Even Tom Donohue, president and CEO of the U.S. Chamber of Commerce, has come out against quarterly earnings guidance, saying that it leads to companies managing to hit their numbers rather than grow a solid long-term business.
Build a man a fire, he's warm for one night. Set him on fire, and he's warm for the rest of his life.
Analysts are Seeking Guidance from Google.
Google says, "Buy more Stock!"
The whole analysts thing has become a joke. It's all BS. A huge portion of the economy turns on whether some yahoo (not Yahoo) correctly predicted to within 0.1% the income and profits of a handful of companies. It's absurd.
I hope google tells them to crawl back into their caves with their pet mammoths.
I don't believe that companies should *have* to give out expectations and forecasts for the coming months to the public, however, Google is still a young company, and while they've had quite a ride at the outset, there are sides of Google still to be determined. Specifically, is Google the kind of company that paints a rosy picture to the world while in fact internally things are going somewhere warm in a handbasket? Or will they be forthright and honest in their downtimes?
It's easy to be open and honest when things are on the up and up, and it seems harder to do it in downtimes. Every company has down times, and if they're lucky, some up times too.

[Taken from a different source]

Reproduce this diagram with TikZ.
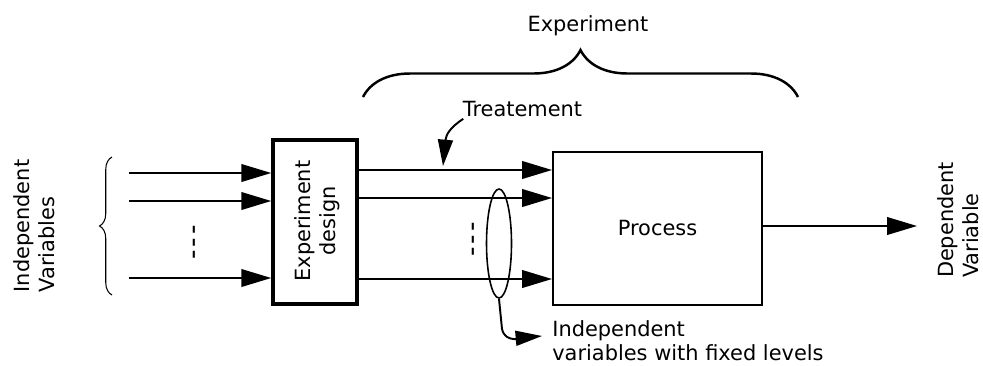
\documentclass[tikz,border=0pt]{standalone}
\usepackage{fontspec}
\setmainfont{DejaVu Sans}
\usetikzlibrary{arrows.meta,decorations.pathreplacing,shapes.geometric}
\newcommand{\gapdashes}{\fontsize{15}{15}\selectfont -\kern1.6pt-\kern1.6pt-}
\begin{document}
\begin{tikzpicture}[scale=0.2]
	\tikzstyle{every node}+=[inner sep=0pt, font=\fontsize{11.9}{14}\selectfont]
	\tikzstyle{arr}=[black, line width=1.1pt, -{Triangle[length=17pt,width=10pt]}]
	\tikzstyle{smallarr}=[black, line width=1.1pt, -{Triangle[length=15pt,width=8.5pt]}]
	\useasboundingbox (0,0) rectangle (98.3,-36.5);
	\draw (31.5,-22.2) node [draw, line width=2pt, minimum width=1.68cm, minimum height=3.28cm] (design) {};
	\draw (31.7,-22.1) node [rotate=90, align=center] (designlbl) {Experiment\\design};
	\draw (65.75,-22.85) node [draw, line width=1.1pt, minimum width=4.18cm, minimum height=3.06cm] (proc) {Process};
	\draw (3.4,-22.6) node [rotate=90, align=left] (indlbl) {Independent\\Variables};
	\draw (95.8,-22.0) node [rotate=90, align=left] (deplbl) {Dependent\\Variable};
	\draw (58.8,-2.55) node (explbl) {Experiment};
	\draw (52.25,-10.95) node (treat) {Treatement};
	\draw (55.2,-32.0) node [anchor=north west, align=left] (fixlbl) {Independent\\variables with fixed levels};
	\draw (19.7,-24.25) node [rotate=90] (gap1) {\gapdashes};
	\draw (47.6,-23.95) node [rotate=90] (gap2) {\gapdashes};
	\draw (49.9,-24.35) node [draw, ellipse, line width=0.9pt, minimum width=0.5cm, minimum height=2.18cm] (grp) {};
	\foreach \y [count=\i] in {-17.3,-20.1,-27.8} {
		\coordinate (in\i) at (12.9,\y);
		\draw [arr] (in\i) -- (in\i -| design.west);
	}
	\foreach \y [count=\i] in {-17.0,-19.8,-27.9} {
		\coordinate (mid\i) at (45,\y);
		\draw [arr] (mid\i -| design.east) -- (mid\i -| proc.west);
	}
	\coordinate (out) at (91.7,-22.6);
	\draw [arr] (proc.east |- out) -- (out);
	\coordinate (treattip) at (44.3,-16.6);
	\draw [smallarr] ([shift={(2pt,-3.4pt)}]treat.south west) .. controls (45.1,-12.7) and (44.6,-13.4) .. (treattip);
	\coordinate (fixtip) at (54.2,-33.6);
	\draw [smallarr] (grp.south) -- ++(0.3,-3.0) to [out=-80,in=185] (fixtip);
	\draw [decorate, decoration={brace, amplitude=0.25cm}, line width=0.6pt] (11.2,-29.5) -- (11.2,-15.7);
	\draw [decorate, decoration={brace, amplitude=0.94cm}, line width=1.4pt] (36.3,-9.7) -- (79.8,-9.7);
\end{tikzpicture}
\end{document}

My point is, I think Google needs to earn more investor trust. I don't think anyone has any trouble feeling confident with Berkshire-Hathaway because BH has been around quite a while, and it's pretty clear how that company does its business, in good times and bad. I like Google, and I want them to prove to me and other investors that they're going to run the place with integrity. Give me solid honesty during the downtimes for a few years, and then you'll have earned my trust and more of my money.

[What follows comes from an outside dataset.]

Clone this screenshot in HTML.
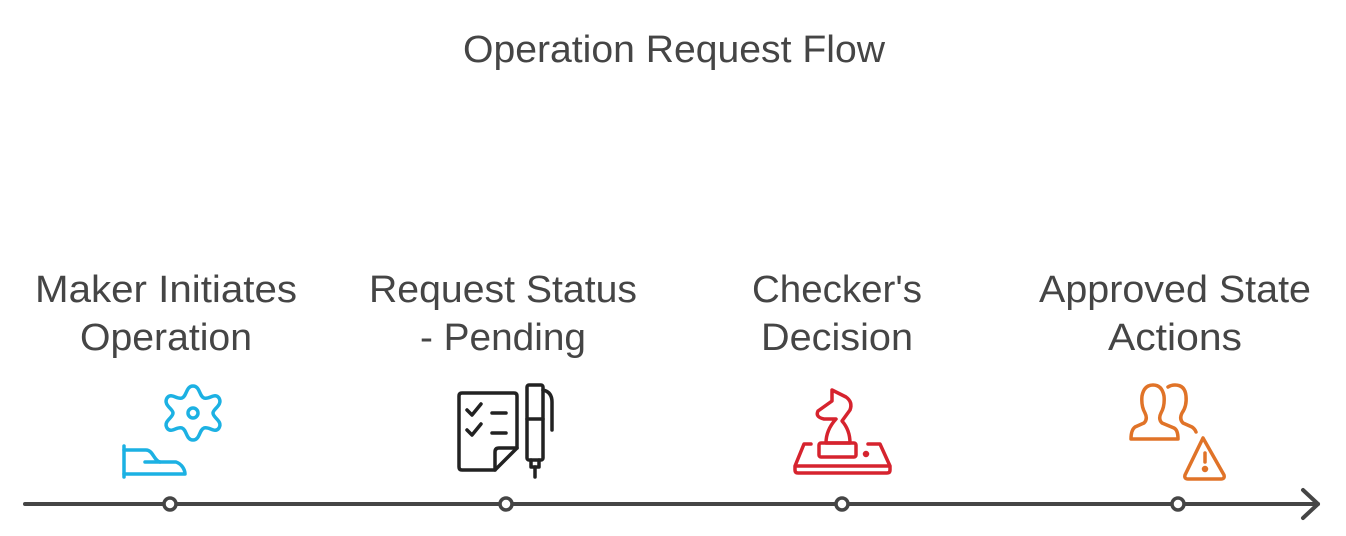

I just think it is scary when such a new company suddenly goes quiet, even when they're as cool as Google is.
In Soviet Russia, us are belong to all your base.
Being an analyst is a horrible responsibility, especially if you work for a NRSRO.
If you estimate a stock too high, such as what happened in the Internet bubble, you can ruin the lives of millions of innocent investorsm and even go to jail yourself.
If you estimate it too low, you can destroy jobs, prevent companies from getting access to the operating capital they need, and even alter the course of history by preventing the exploitation of technology or resources.
What makes it even worse is that there is a tendency for predictions to be self fulfilling. an anayst can save a company (or give it a merciful death) by fudging the estimates slightly....the prediction alone might alter the companies value significantly enough to make a difference.
And then again, there are all sorts of laws about what information can be shared with analysts in advance of the public. Analysts have ways of finding out that information, but they don't dare use it, in fear of being accused of crimes...even when it would prevent serious losses by the public.
Google is real difficult to read right now. They are in a war with a number of groups, ranging from various governments to Microsoft, and none of those groups are known for their niceness. Asking for Googles view of the situation, especially since most of those fights are unecessary and irrelevant to the companies business, is not at all unwarranted. The analysts aren't asking for any secrets (they probably have them anyways), just for Google to comiit to an estimate of what they will earn in the short term and in what areas. At teh end of that term, the comparison of those predictions to what actually happned will make a powerful statement as to how well the company is in control of its business.
Google has gone to the capital markets to ask for money, and gotten it. The investors who gave them that money, and the analysts who advise those investors, have am obligation to monitor their investments. When they haven't (such as in Enron) that money was lost.